• **Collected material**:
################

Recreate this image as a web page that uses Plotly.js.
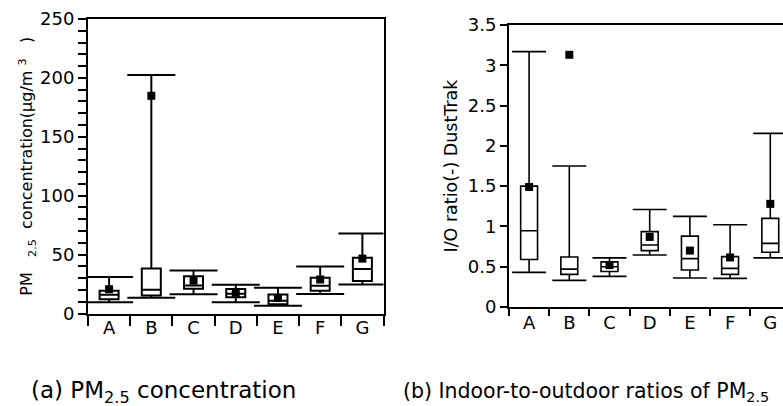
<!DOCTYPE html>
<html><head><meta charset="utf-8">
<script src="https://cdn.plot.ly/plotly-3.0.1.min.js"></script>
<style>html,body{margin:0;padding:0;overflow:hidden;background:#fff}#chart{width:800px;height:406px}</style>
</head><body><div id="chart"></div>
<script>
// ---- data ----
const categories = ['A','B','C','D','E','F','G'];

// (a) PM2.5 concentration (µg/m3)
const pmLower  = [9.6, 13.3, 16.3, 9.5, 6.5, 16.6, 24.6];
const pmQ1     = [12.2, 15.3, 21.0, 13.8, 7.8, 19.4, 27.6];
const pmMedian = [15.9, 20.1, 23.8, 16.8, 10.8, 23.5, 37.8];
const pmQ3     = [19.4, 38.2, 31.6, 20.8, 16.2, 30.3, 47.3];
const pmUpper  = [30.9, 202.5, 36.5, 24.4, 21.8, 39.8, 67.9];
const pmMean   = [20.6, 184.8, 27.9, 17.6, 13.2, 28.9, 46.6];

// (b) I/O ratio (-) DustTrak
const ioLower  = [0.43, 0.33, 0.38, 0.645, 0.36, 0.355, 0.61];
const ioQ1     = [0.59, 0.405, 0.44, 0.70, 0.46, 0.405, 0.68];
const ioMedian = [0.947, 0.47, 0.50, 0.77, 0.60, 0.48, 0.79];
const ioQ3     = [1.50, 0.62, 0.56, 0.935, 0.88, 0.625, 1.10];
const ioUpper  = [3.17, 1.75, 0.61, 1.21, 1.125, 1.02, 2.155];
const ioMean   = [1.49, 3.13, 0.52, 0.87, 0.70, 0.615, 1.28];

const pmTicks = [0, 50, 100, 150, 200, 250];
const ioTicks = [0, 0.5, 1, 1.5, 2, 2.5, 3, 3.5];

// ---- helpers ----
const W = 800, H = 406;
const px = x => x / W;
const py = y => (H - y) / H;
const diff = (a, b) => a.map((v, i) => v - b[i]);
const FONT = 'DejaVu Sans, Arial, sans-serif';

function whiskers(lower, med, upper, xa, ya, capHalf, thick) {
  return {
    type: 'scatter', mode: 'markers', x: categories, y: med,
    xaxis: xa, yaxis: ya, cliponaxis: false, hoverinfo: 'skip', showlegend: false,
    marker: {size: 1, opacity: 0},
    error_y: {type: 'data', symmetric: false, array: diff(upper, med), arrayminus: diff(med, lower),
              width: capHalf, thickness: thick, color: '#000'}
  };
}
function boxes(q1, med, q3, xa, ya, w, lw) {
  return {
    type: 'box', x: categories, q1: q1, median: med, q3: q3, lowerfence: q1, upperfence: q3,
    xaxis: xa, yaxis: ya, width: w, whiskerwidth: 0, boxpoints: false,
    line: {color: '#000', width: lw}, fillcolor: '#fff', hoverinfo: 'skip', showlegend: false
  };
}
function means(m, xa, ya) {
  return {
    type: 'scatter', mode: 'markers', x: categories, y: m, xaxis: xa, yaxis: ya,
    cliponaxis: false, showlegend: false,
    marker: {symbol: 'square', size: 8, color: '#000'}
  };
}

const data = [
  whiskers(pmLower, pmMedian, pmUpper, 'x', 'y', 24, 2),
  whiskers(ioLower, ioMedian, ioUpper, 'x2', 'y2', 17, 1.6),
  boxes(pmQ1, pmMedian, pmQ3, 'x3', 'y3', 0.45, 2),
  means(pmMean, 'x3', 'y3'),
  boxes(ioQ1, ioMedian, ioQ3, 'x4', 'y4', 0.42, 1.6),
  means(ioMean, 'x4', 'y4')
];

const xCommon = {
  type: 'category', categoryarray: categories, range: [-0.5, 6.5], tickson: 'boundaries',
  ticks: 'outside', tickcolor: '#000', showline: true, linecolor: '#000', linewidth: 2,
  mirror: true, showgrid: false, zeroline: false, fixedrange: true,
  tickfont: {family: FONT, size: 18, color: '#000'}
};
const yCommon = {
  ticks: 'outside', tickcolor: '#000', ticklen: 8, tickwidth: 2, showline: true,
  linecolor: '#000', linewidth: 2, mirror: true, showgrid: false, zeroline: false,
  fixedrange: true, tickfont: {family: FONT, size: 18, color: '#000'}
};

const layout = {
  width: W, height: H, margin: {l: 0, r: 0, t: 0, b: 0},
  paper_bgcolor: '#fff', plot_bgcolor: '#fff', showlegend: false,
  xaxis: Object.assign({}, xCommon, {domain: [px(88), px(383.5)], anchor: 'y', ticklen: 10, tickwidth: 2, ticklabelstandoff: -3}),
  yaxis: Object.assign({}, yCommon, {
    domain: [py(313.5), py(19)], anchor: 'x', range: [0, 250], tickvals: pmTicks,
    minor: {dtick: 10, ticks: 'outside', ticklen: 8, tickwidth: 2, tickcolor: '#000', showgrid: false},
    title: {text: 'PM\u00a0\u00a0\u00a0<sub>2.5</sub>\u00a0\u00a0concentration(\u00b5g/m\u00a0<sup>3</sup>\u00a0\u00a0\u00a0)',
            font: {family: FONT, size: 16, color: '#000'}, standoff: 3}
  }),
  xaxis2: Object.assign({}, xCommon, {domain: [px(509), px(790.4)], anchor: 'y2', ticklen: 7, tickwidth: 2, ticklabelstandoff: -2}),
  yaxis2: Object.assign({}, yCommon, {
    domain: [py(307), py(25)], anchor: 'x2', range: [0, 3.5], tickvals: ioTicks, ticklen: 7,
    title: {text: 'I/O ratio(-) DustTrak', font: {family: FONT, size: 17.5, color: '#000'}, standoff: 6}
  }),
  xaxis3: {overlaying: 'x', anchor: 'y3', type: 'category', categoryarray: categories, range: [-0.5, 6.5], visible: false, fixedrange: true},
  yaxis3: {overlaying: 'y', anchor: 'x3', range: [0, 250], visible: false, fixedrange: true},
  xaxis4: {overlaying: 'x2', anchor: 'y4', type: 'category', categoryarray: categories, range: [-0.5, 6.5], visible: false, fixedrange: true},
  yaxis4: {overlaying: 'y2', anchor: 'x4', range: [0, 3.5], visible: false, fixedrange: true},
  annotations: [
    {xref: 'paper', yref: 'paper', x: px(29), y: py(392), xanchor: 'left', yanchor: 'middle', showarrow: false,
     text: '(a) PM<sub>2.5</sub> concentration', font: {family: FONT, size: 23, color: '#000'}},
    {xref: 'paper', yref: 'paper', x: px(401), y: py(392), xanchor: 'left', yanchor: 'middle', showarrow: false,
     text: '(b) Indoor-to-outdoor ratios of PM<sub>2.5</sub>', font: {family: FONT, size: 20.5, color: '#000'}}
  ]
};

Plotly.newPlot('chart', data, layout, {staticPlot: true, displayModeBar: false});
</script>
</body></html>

################

• **Task to complete**: Write out, word for word, the lines from the start of the data through the one holding "const categories = ['A','B','C','D','E','F','G'];". Omit pictures.

• **Result of the task**:
Recreate this image as a web page that uses Plotly.js.
<!DOCTYPE html>
<html><head><meta charset="utf-8">
<script src="https://cdn.plot.ly/plotly-3.0.1.min.js"></script>
<style>html,body{margin:0;padding:0;overflow:hidden;background:#fff}#chart{width:800px;height:406px}</style>
</head><body><div id="chart"></div>
<script>
// ---- data ----
const categories = ['A','B','C','D','E','F','G'];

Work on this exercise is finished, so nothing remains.